Fenella Kim, Founder and CEO of New York-based Reliance Star Payment Services Inc., acknowledged that free terminal programs have impacted terminal leasing, but sees a growing number of leases for higher ticket items. "Many of our merchants lease ATMs and Clover POS systems," Kim said, noting that processing equipment is just a small part of a merchant's overall investment in infrastructure, inventory and other expenses related to setting up a new location or business.

"In addition to improving cash flow, many merchants appreciate the tax advantages of leasing," Kim noted. "POS systems are like computers, subject to wear-and-tear over time, and changing trends in payments processing. When their leases mature in 36 to 48 months, that's normally the time when merchants review their product mix and consider upgrading their point-of-sale equipment."

Leasing gets a new lease

Despite changing trends in payment card processing, leasing remains popular among merchants. Free terminal programs and declining equipment costs have significantly reduced leasing's margins and market share. But leasing, like cash and checks, remains stubbornly embedded in payments industry culture.

Perhaps what's most remarkable about the evolving payments ecosystem is its diversity of choice in products and services. MLSs, with the right resources and knowledge, can help merchants choose wisely.

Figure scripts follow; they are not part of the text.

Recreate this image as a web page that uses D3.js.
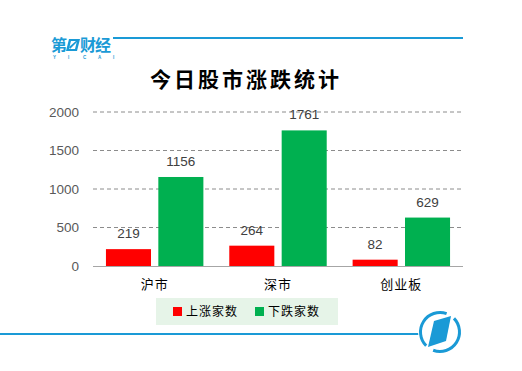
<!DOCTYPE html>
<html>
<head>
<meta charset="utf-8">
<script src="https://d3js.org/d3.v7.min.js"></script>
<style>
  body { margin: 0; background: #fff; }
  svg { display: block; }
</style>
</head>
<body>
<script>
// chart data
const title = "今日股市涨跌统计"
const markets = ["沪市", "深市", "创业板"]
const seriesNames = ["上涨家数", "下跌家数"]
const upCounts = [219, 264, 82]
const downCounts = [1156, 1761, 629]
const yTicks = [0, 500, 1000, 1500, 2000]
const colors = ["#ff0000", "#00b050"]

const w = 522, h = 371
const blue = "#1a9ad6"
const margin = {left: 93, right: 59, top: 112, bottom: 105}

const svg = d3.select("body").append("svg").attr("width", w).attr("height", h)

// header: logo + line
svg.append("line").attr("x1", 113).attr("x2", 463).attr("y1", 38).attr("y2", 38)
  .attr("stroke", blue).attr("stroke-width", 2)
const logo = svg.append("g").attr("fill", blue)
  .style("font-family", "'Noto Sans CJK SC', sans-serif").style("font-weight", "bold")
logo.append("text").attr("x", 51).attr("y", 51).attr("font-size", 16).text("第")
logo.append("path").attr("d", "M69,39 L80,39 L77,51 L66,51 Z")
logo.append("path").attr("d", "M71,41 L77,41 L75,49 L69,49 Z").attr("fill", "#fff")
logo.append("path").attr("d", "M69,47 L77,40 L78,41 L70,49 Z")
logo.append("text").attr("x", 80).attr("y", 51).attr("font-size", 16).attr("letter-spacing", -1).text("财经")
logo.append("g").selectAll("text").data("YICAI".split("")).join("text")
  .attr("x", (d, i) => 53 + i * 15).attr("y", 59).attr("font-size", 4.5)
  .style("font-family", "'Liberation Sans', sans-serif").text(d => d)

svg.append("text").attr("x", 246).attr("y", 87).attr("text-anchor", "middle")
  .style("font-family", "'Noto Sans CJK SC', serif").attr("font-size", 21).attr("font-weight", "bold")
  .attr("letter-spacing", 3).attr("fill", "#000").text(title)

// scales
const x0 = d3.scaleBand().domain(markets).range([margin.left, w - margin.right]).paddingInner(0.21).paddingOuter(0.105)
const x1 = d3.scaleBand().domain(seriesNames).range([0, x0.bandwidth()]).paddingInner(0.14)
const y = d3.scaleLinear().domain([0, 2000]).range([h - margin.bottom, margin.top])

// grid
svg.append("g").selectAll("line").data(yTicks.filter(d => d > 0)).join("line")
  .attr("x1", margin.left).attr("x2", w - margin.right)
  .attr("y1", d => y(d)).attr("y2", d => y(d))
  .attr("stroke", "#8c8c8c").attr("stroke-dasharray", "4,3").attr("stroke-width", 1)

const yAxis = svg.append("g").attr("transform", "translate(" + margin.left + ",0)")
  .call(d3.axisLeft(y).tickValues(yTicks).tickFormat(d3.format("d")).tickSize(0).tickPadding(14))
yAxis.select(".domain").remove()
yAxis.selectAll("text").style("font-family", "'Liberation Sans', sans-serif")
  .attr("font-size", 13.5).attr("fill", "#595959")

// bars
const data = markets.map((m, i) => ({m, vals: [upCounts[i], downCounts[i]]}))
const groups = svg.append("g").selectAll("g").data(data).join("g")
  .attr("transform", d => "translate(" + x0(d.m) + ",0)")
groups.selectAll("rect").data(d => d.vals.map((v, j) => ({v, s: seriesNames[j], j}))).join("rect")
  .attr("x", d => x1(d.s)).attr("width", x1.bandwidth())
  .attr("y", d => y(d.v)).attr("height", d => y(0) - y(d.v))
  .attr("fill", d => colors[d.j])
groups.selectAll("text").data(d => d.vals.map((v, j) => ({v, s: seriesNames[j]}))).join("text")
  .attr("x", d => x1(d.s) + x1.bandwidth() / 2).attr("y", d => y(d.v) - 11)
  .attr("text-anchor", "middle").style("font-family", "'Liberation Sans', sans-serif")
  .attr("font-size", 13.5).attr("fill", "#404040").text(d => d.v)

// x axis
const xAxis = svg.append("g").attr("transform", "translate(0," + y(0) + ")")
  .call(d3.axisBottom(x0).tickSize(0).tickPadding(14))
xAxis.select(".domain").attr("stroke", "#a6a6a6").attr("d", "M" + margin.left + ",0.5H" + (w - margin.right))
xAxis.selectAll("text").style("font-family", "'Noto Sans CJK SC', serif")
  .attr("font-size", 13).attr("letter-spacing", 1).attr("fill", "#000")

// legend
const legend = svg.append("g")
legend.append("rect").attr("x", 156).attr("y", 298).attr("width", 182).attr("height", 27).attr("fill", "#e6f4e8")
seriesNames.forEach((s, i) => {
  const lx = 173 + i * 82
  legend.append("rect").attr("x", lx).attr("y", 307).attr("width", 9).attr("height", 9).attr("fill", colors[i])
  legend.append("text").attr("x", lx + 13).attr("y", 316).style("font-family", "'Noto Sans CJK SC', serif")
    .attr("font-size", 12).attr("letter-spacing", 1).attr("fill", "#000").text(s)
})

// footer line + badge
svg.append("line").attr("x1", 0).attr("x2", 420).attr("y1", 334).attr("y2", 334)
  .attr("stroke", blue).attr("stroke-width", 2)
const badge = svg.append("g").attr("transform", "translate(440,332)")
badge.append("circle").attr("r", 22).attr("fill", "#fff")
const arc = d3.arc().innerRadius(18).outerRadius(21)
badge.append("path").attr("d", arc({startAngle: 0.8, endAngle: 3.5})).attr("fill", blue)
badge.append("path").attr("d", arc({startAngle: 3.93, endAngle: 6.63})).attr("fill", blue)
badge.append("path").attr("d", "M-6,-11 L11,-16 L6,9 L-12,15 Z").attr("fill", blue)
</script>
</body>
</html>
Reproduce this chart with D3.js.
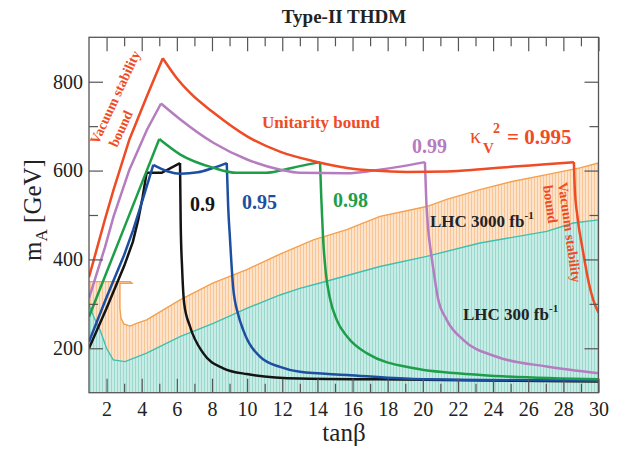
<!DOCTYPE html>
<html>
<head>
<meta charset="utf-8">
<script src="https://cdn.jsdelivr.net/npm/d3@7"></script>
<style>
  body { margin: 0; background: #fff; }
  text { font-family: "Liberation Serif", "Times New Roman", serif; }
</style>
</head>
<body>
<svg id="chart" width="621" height="450"></svg>
<script>
// Tick values
const xTicks = [2, 4, 6, 8, 10, 12, 14, 16, 18, 20, 22, 24, 26, 28, 30];
const xMinor = [3, 5, 7, 9, 11, 13, 15, 17, 19, 21, 23, 25, 27, 29];
const yTicks = [200, 400, 600, 800];
const yMinor = [300, 500, 700];

// [tanβ, m_A in GeV] traces for the κ_V² contours
const kappa995 = [[1.0,360],[1.9,489],[2.4,557],[3.3,670],[4.3,768],[5.2,853],[6.0,808],[6.7,777],[8.1,730],[10.0,677],[11.9,642],[13.8,621],[15.7,606],[17.2,600],[19.1,597],[21.4,598],[23.3,603],[25.2,609],[27.0,614],[28.6,619],[28.65,560],[28.8,497],[29.1,422],[29.45,347],[29.7,309],[30.0,280]];
const kappa99  = [[1.0,313],[1.9,426],[2.4,497],[3.3,602],[4.3,692],[5.1,751],[6.2,715],[8.1,662],[10.0,625],[11.9,602],[13.0,595],[15.7,594],[17.2,600],[20.12,619],[20.2,530],[20.3,470],[20.45,420],[20.65,365],[20.85,315],[21.36,264],[22.3,219],[24.2,181],[27.05,159],[30.0,144]];
const kappa98  = [[1.0,271],[3.0,471],[5.0,671],[6.2,636],[8.1,606],[9.4,595],[11.1,595],[11.9,600],[13.0,610],[14.15,619],[14.22,540],[14.32,450],[14.48,370],[14.7,315],[15.1,264],[15.7,226],[16.8,189],[19.5,155],[23.3,140],[30.0,130]];
const kappa95  = [[1.0,215],[2.0,315],[3.0,410],[3.52,467],[4.1,540],[4.66,613],[5.5,598],[6.2,593],[7.2,596],[8.0,605],[8.84,617],[8.92,520],[9.02,450],[9.2,339],[9.5,275],[9.78,241],[10.73,181],[11.87,158],[13.0,147],[15.67,140],[19.46,131],[30.0,127]];
const kappa90  = [[1.0,200],[2.0,290],[3.0,385],[3.5,440],[3.8,489],[4.05,540],[4.28,595],[5.14,595],[6.18,617],[6.22,480],[6.3,380],[6.42,300],[6.75,249],[7.5,189],[8.64,155],[9.98,142],[13.0,132],[17.56,130],[30.0,125]];

// LHC reach boundaries
const lhc3000 = [[1.0,350],[3.35,350],[3.45,346],[2.76,346],[2.76,290],[2.82,268],[2.98,255],[3.33,250],[3.7,256],[4.28,264],[6.18,309],[8.07,347],[9.98,377],[11.87,412],[13.77,444],[15.67,467],[17.56,497],[20.22,519],[21.36,535],[23.25,557],[25.15,576],[27.05,591],[28.94,606],[30.0,617]];
const lhc300  = [[1.0,297],[1.3,268],[1.63,241],[2.0,200],[2.38,174],[3.05,170],[4.28,189],[6.18,226],[8.07,256],[9.98,290],[11.87,320],[13.0,335],[14.15,347],[17.56,384],[20.22,407],[23.25,437],[27.05,463],[28.56,482],[30.0,489]];

const svg = d3.select("#chart");
const x = d3.scaleLinear().domain([1, 30]).range([89, 598.5]);
const y = d3.scaleLinear().domain([100, 900]).range([392.7, 37.3]);
const [xMin, xMax] = x.domain();
const [yMin, yMax] = y.domain();

const defs = svg.append("defs");
defs.append("clipPath").attr("id", "plotClip")
  .append("rect")
  .attr("x", x(xMin)).attr("y", y(yMax))
  .attr("width", x(xMax) - x(xMin)).attr("height", y(yMin) - y(yMax));

function hatch(id, bg, fg) {
  const p = defs.append("pattern").attr("id", id)
    .attr("width", 3).attr("height", 2).attr("patternUnits", "userSpaceOnUse");
  p.append("rect").attr("width", 3).attr("height", 2).attr("fill", bg);
  p.append("rect").attr("width", 1).attr("height", 2).attr("fill", fg);
}
hatch("fillOrange", "#fde3c9", "#f8c597");
hatch("fillTeal", "#c7ece6", "#9bd9cf");

const line = d3.line().x(d => x(d[0])).y(d => y(d[1]));
const smooth = d3.line().x(d => x(d[0])).y(d => y(d[1])).curve(d3.curveMonotoneX);
const plot = svg.append("g").attr("clip-path", "url(#plotClip)");

// shaded reach regions, closed down to the bottom of the frame
function region(data, fill, stroke) {
  const poly = data.concat([[xMax, yMin], [xMin, yMin]]);
  plot.append("path").attr("d", line(poly) + "Z").attr("fill", fill).attr("stroke", "none");
  plot.append("path").attr("d", line(data)).attr("fill", "none")
    .attr("stroke", stroke).attr("stroke-width", 1.4);
}
region(lhc3000, "url(#fillOrange)", "#f5a04c");
region(lhc300, "url(#fillTeal)", "#3fbfb1");

// axes with inward ticks on all four sides
function styleAxis(g) {
  g.select(".domain").remove();
  g.selectAll(".tick line").attr("stroke", "#555").attr("stroke-width", 1.2);
  g.selectAll(".tick text").attr("font-size", 20).attr("fill", "#222")
    .attr("font-family", "Liberation Serif, Times New Roman, serif");
}
svg.append("g").attr("transform", `translate(0,${y(yMin)})`)
  .call(d3.axisBottom(x).tickValues(xTicks).tickSize(-14).tickPadding(9)).call(styleAxis);
svg.append("g").attr("transform", `translate(0,${y(yMin)})`)
  .call(d3.axisBottom(x).tickValues(xMinor).tickSize(-9).tickFormat("")).call(styleAxis);
svg.append("g").attr("transform", `translate(0,${y(yMax)})`)
  .call(d3.axisTop(x).tickValues(xTicks).tickSize(-14).tickFormat("")).call(styleAxis);
svg.append("g").attr("transform", `translate(0,${y(yMax)})`)
  .call(d3.axisTop(x).tickValues(xMinor).tickSize(-9).tickFormat("")).call(styleAxis);
svg.append("g").attr("transform", `translate(${x(xMin)},0)`)
  .call(d3.axisLeft(y).tickValues(yTicks).tickSize(-14).tickPadding(6)).call(styleAxis);
svg.append("g").attr("transform", `translate(${x(xMin)},0)`)
  .call(d3.axisLeft(y).tickValues(yMinor).tickSize(-9).tickFormat("")).call(styleAxis);
svg.append("g").attr("transform", `translate(${x(xMax)},0)`)
  .call(d3.axisRight(y).tickValues(yTicks).tickSize(-14).tickFormat("")).call(styleAxis);
svg.append("g").attr("transform", `translate(${x(xMax)},0)`)
  .call(d3.axisRight(y).tickValues(yMinor).tickSize(-9).tickFormat("")).call(styleAxis);

svg.append("rect")
  .attr("x", x(xMin)).attr("y", y(yMax))
  .attr("width", x(xMax) - x(xMin)).attr("height", y(yMin) - y(yMax))
  .attr("fill", "none").attr("stroke", "#555").attr("stroke-width", 1.3);

// κ_V² contours: straight rise to the first cusp, smooth between cusps and in the falling tail
function localMaxima(data) {
  const idx = [];
  for (let i = 1; i < data.length - 1; i++) {
    if (data[i][1] >= data[i - 1][1] && data[i][1] > data[i + 1][1]) idx.push(i);
  }
  return idx;
}
const RED = "#ef4b24", PURPLE = "#b57cc0", GREEN = "#1e9e48", BLUE = "#1c4fa1", BLACK = "#141414";
[[kappa90, BLACK], [kappa95, BLUE], [kappa98, GREEN], [kappa99, PURPLE], [kappa995, RED]]
  .forEach(([data, color]) => {
    const peaks = localMaxima(data);
    const a = peaks[0], b = peaks[peaks.length - 1];
    const g = plot.append("g").attr("fill", "none").attr("stroke", color)
      .attr("stroke-width", 2.5).attr("stroke-linejoin", "miter").attr("stroke-linecap", "butt");
    g.append("path").attr("d", line(data.slice(0, a + 1)));
    if (b > a) g.append("path").attr("d", smooth(data.slice(a, b + 1)));
    g.append("path").attr("d", smooth(data.slice(b)));
  });

// text
function label(txt, px, py, size, color, opts = {}) {
  const t = svg.append("text").attr("x", px).attr("y", py)
    .attr("font-size", size).attr("fill", color)
    .attr("font-weight", opts.weight || "bold")
    .attr("text-anchor", opts.anchor || "start")
    .text(txt);
  if (opts.rotate !== undefined) t.attr("transform", `rotate(${opts.rotate},${px},${py})`);
  return t;
}

label("Type-II THDM", 344, 23, 19, "#222", { anchor: "middle" });

// axis titles
label("tanβ", 344, 441, 25, "#222", { anchor: "middle", weight: "normal" });
const yTitle = svg.append("text").attr("transform", "translate(41,210) rotate(-90)")
  .attr("text-anchor", "middle").attr("font-size", 25).attr("fill", "#222");
yTitle.append("tspan").text("m");
yTitle.append("tspan").attr("font-size", 17).attr("dy", 6).text("A");
yTitle.append("tspan").attr("dy", -6).text(" [GeV]");

label("Unitarity bound", 262, 128, 17, RED);
label("0.99", 412, 153, 20, PURPLE);
label("0.98", 333, 207, 20, GREEN);
label("0.95", 242, 209, 20, BLUE);
label("0.9", 190, 211, 20, BLACK);

// κ_V² = 0.995
label("κ", 470, 143, 22, RED, { weight: "normal" });
label("V", 483, 153, 15, RED);
label("2", 493, 133, 14, RED);
label("= 0.995", 507, 144, 21, RED);

// LHC reach annotations
const l3000 = label("LHC 3000 fb", 430, 227, 17, "#222");
l3000.append("tspan").attr("font-size", 11).attr("dy", -8).text("-1");
const l300 = label("LHC 300 fb", 463, 320, 17, "#222");
l300.append("tspan").attr("font-size", 11).attr("dy", -8).text("-1");

// vacuum stability annotations
label("Vacuum stability", 98, 145, 14, RED, { rotate: -65 });
label("bound", 117, 148, 14, RED, { rotate: -65 });
label("Vacuum stability", 558, 183, 14, RED, { rotate: 82 });
label("bound", 543, 186, 14, RED, { rotate: 82 });
</script>
</body>
</html>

Sean Murray acknowledged that sometimes the best solutions are ones that earn MLSs very little in commission. "That can be a tough pill to swallow," he said. "But if you make the customer happy, that can lead to referrals or additional business with them later on."

SIDE NOTE:Why Lease?

This information on buying versus leasing terminals was posted by forum member BER in the "Street Smarts Article - Will Leasing Make a Comeback?" thread on GS Online's MLS Forum.

Example 1: Merchant buys terminal for $350

  • Merchant now has $350 less cash for business expenses, inventory, labor, expansion.
  • Let's assume the useful life of the terminal is 5 years.
  • At a salvage value of zero (meaning the terminal is useless at the end of 5 years and carries no value) the merchant can write off $70/year ($350/5 years, using straight line depreciation).
  • At a salvage value of $50, the merchant can write off $60/year for 5 years ($350-$50/5 years).
  • If the merchant waits 5 years to replace terminal, they can take full advantage of the depreciation.
  • If merchant replaces before 5 years, merchant does not take full advantage of depreciation.

Example 2: Merchant leases terminal for $13/mo for 36 months

(I came to $13/mo by assuming that the terminal in the above example has a cost of $250 and a profit of $100, then figuring a funding rate of 75 percent of total payments. So working backwards ... $350/.75 = $466.66 for the total payment to get $100 in profit; then divide the total payments by 36 months, the term of lease; $466.66/36 = $12.96, rounded to $13.)

  • Merchant can write off the total of the lease payments each year, or $156/year each year for all three years ($13 x 12 mos).
  • Each year, the merchant writes off their exact cost of the lease that year, what they actually spent, no waiting for the depreciation to equal their initial expense on the terminal.

So why would a merchant lease?

  • One of my business professors always said, 'If you can use someone else's money, do it' ... in regards to the cost of your own capital. The same applies here in the lease situation. Like I stated before, if a merchant spends an initial investment of $350, he will have less money for business expenses, expansion, materials and labor.
  • The math works out the same, after tax deductions, for a lease versus an outright purchase: + $350 written off in 5 years, if you assume $0 salvage ($70/yr) + $468 written off in 3 years if leasing ($156/yr)
  • The benefit here is that a merchant can get a new terminal every three years with the same after tax cost.
  • Also, some leases cover if the terminal gets broken, defective, etc. That is a direct advantage of purchasing.
When a merchant spends on a lease, they write off the same amount they spent that year, as opposed to depreciating the terminal over 5 years in the situation of a purchase, where a merchant would spend $350 the first year and write off $70.